The Tiny Knights of the Round Table

Most students of history and literature are familiar with King Arthur’s Knights of the Round Table. The tales of Bedivere, Gawain, Kay, Lancelot, Percival, Tristan, Galahad, and others are well-known. They sought the Holy Grail. They fought dragons, giants, and sometimes each other.

Not as familiar to most people is the fact that Arthur also had his Tiny Knights who sat at a Tiny Table. This table was also round. These knights were no more than an inch tall. They were charged with protecting the realms of the little people who lived in a garden-like valley near the borders of Arthur’s realm. They rarely fought dragons. They mostly fought snails.

Most of these battles occurred during their lengthy war with an army of sinister snails created by the evil sorcerer who lived across the northern border. Only fragments remain of the written records of the many battles between King Arthur’s Tiny Knights and the sorcerer’s savage snails. Most of our information comes from the numerous medieval drawings that depict these gallant knights in action.

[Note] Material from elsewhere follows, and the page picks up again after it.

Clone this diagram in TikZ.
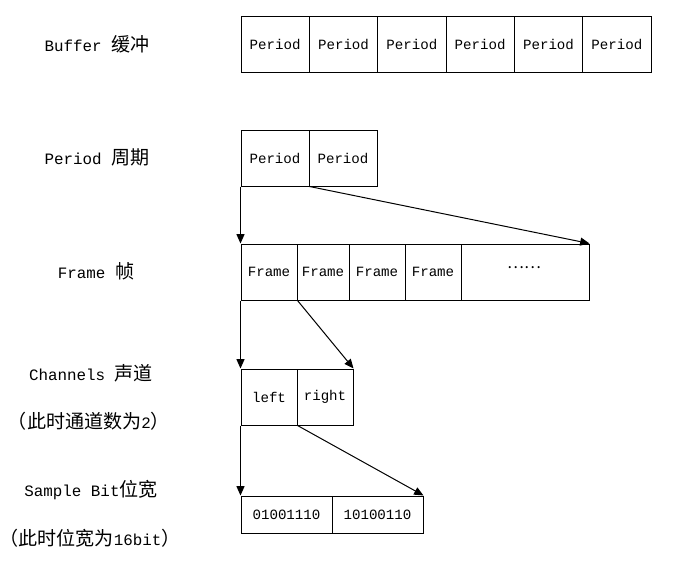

Because their deeds should never be forgotten, I have collected a few of these pieces of medieval art to remind us of their exemplary courage and valor. When we are attacked by the evil snails in our lives, we can look back at the derring-do of Bedwyr or the cunning of Cynyr and be encouraged.

Here is a depiction of three of the little people attempting to defend their lands when the snails first invaded. I will not share the depiction of what immediately followed because it is rather gory, but suffice it to say not one of the three little people survived when the snail counter-attacked.

When the little people called for help, King Arthur sent his Tiny Knights of the Round Table on a Quest for the Lowly Snails. When they arrived, the land was already overrun. Slime trails were everywhere.

Before entering battle the knights always prayed, but the devious evil snails took advantage of this and attacked them during their prayers.

The tiny knights mounted their tiny horses and attacked.

Eventually, the knights had to dismount and fight the snails in "hand-to-hand" combat. The snails were ready. They would climb into trees and then drop on top of the knights with a frightful snail shriek.

The knights fought back valiantly. Here is a painting of one un-named knight bravely facing a sinister snail.

Not all of the paintings depict unknown tiny knights. We do have paintings of some of the most famous ones in their epic battles.

Here is the tiny knight Sir Bedwyr facing down a snail that is leaping at him from the top of a grassy mound.

Next is the chivalrous tiny knight Sir Gwalchmei defending one of the little women from a ferocious red-faced snail.

The tiny knight Sir Cynyr fought the snails on the land, in the water, in the air, and in the trees.

Sir Vinoviloth is depicted here attacking a snail with a sword he has disguised by wrapping it in a tiny snake. This clever battle-technique is not as common today as it was in the medieval era.

When the tiny knight Sir Peredur was seriously injured in battle, his donkey grabbed Peredur's armor and weapons and defended his master.

One of the reasons the tiny knights fought so valiantly and so desperately is because they knew what happened to tiny knights who were captured and taken back to the sorcerer's dark realm. These captive tiny knights would be stripped of their clothing and forced to joust each other while riding snails - all for the entertainment of the sorcerer.

Thankfully, the Tiny Knights of the Round Table prevailed in battle and their quest was a success.

Today their descendants continue to guard the borders of the garden valley long after the reign of King Arthur has ended.